A tutto questo si aggiunge un Paese che continua a ostacolare la libertà economica delle donne. L’Italia ha uno dei tassi occupazionali femminili più bassi d’Europa, molto distanti dalla media UE. Senza lavoro, senza autonomia economica, senza welfare: ecco perché molte donne non possono uscire dalla violenza. Non perché “non vogliono”, ma perché lo Stato non offre loro gli strumenti per farlo.
Un focus necessario: la condizione delle donne nel Mezzogiorno e in Calabria
L’assenza di politiche serie nel Mezzogiorno amplificano il fenomeno e le diseguaglianze già presenti nel meridione. La disoccupazione femminile è più alta della media nazionale, i servizi sono più fragili, il welfare praticamente inesistente. La Calabria è tra le regioni con il più basso tasso di occupazione femminile d’Europa: questo significa più dipendenza economica, meno possibilità di fuga, più vulnerabilità.
Sotto la guida di Roberto Occhiuto, i CAV in Calabria restano fragili e distribuiti a macchia di leopardo, lasciando vaste aree del territorio senza presìdi stabili. Le risorse sono insufficienti, tardive e frammentate, incapaci di garantire continuità operativa e personale qualificato. A fronte di annunci e iniziative di facciata, la rete regionale rimane debole e diseguale e in molti territori.

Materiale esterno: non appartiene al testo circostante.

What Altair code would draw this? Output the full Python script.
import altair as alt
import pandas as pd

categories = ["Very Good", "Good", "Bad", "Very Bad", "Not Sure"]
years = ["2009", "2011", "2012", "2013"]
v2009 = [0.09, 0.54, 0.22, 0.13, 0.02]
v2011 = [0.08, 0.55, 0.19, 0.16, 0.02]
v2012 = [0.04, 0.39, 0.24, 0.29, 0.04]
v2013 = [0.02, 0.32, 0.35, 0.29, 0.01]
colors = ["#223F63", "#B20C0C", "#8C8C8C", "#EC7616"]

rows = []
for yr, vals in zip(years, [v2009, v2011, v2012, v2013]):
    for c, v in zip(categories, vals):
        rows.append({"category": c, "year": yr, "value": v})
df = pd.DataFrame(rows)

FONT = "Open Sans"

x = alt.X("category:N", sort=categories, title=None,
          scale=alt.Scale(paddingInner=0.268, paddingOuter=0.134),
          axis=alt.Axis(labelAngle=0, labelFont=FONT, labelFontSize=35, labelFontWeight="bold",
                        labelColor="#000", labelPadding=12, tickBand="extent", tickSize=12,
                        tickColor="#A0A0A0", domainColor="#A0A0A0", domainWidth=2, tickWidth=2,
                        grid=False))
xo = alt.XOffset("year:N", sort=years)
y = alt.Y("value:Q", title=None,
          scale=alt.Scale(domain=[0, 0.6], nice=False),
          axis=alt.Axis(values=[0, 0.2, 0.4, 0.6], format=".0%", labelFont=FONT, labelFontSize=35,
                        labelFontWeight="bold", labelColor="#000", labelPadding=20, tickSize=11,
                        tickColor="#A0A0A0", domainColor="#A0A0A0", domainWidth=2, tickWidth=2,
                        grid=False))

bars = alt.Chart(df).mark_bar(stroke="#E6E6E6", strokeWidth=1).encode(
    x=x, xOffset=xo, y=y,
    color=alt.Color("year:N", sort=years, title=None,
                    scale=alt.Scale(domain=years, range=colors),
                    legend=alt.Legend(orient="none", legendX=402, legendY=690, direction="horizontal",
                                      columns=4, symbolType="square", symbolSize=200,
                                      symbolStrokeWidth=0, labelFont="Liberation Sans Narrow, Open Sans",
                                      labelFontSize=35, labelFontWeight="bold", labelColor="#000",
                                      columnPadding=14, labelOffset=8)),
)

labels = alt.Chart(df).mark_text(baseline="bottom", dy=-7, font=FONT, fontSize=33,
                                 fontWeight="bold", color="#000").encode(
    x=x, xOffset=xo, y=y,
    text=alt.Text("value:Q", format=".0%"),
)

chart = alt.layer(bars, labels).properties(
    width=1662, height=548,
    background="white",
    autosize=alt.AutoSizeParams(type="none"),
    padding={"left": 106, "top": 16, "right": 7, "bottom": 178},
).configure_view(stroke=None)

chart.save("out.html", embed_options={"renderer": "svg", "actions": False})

In una regione dove le donne hanno meno lavoro, meno servizi e meno strumenti, questa gestione non è solo inadeguata: è politicamente irresponsabile. Se vogliamo davvero proteggere le donne calabresi, la giunta Occhiuto deve passare dai proclami ai fatti, investendo in modo strutturale e pluriennale nella rete dei CAV e delle case rifugio, superando i fondi una tantum e garantendo coperture stabili. E deve rafforzare seriamente il reddito di libertà, oggi incapace di rispondere alla mole reale delle richieste.
Abbiamo bisogno di un welfare che esista davvero: nidi, congedi equi, servizi territoriali, educazione sessuo-affettiva nelle scuole, formazione, prevenzione, parità salariale e una rete istituzionale che riconosca la natura sistemica della violenza.
Perché non è la retorica che salva le vite: sono le scelte politiche. E queste, finora, il governo nazionale e quello regionale non le ha fatte.
La Presidente del Consiglio ama ripetere che “le donne devono credere nello Stato”. Ma è lo Stato che, sotto il suo governo, ha smesso di credere nelle donne. Ha smesso di finanziarle, di proteggerle, di ascoltarle. Ha scelto l’ideologia al posto dei diritti. Non abbiamo bisogno di una corsa: vogliamo un Presidente del Consiglio femminista, che metta le donne e i loro diritti al centro delle scelte politiche”.
Lo afferma in una nota Rosi Caligiuri, segretaria PD Cosenza e delegata nazionale Democratiche.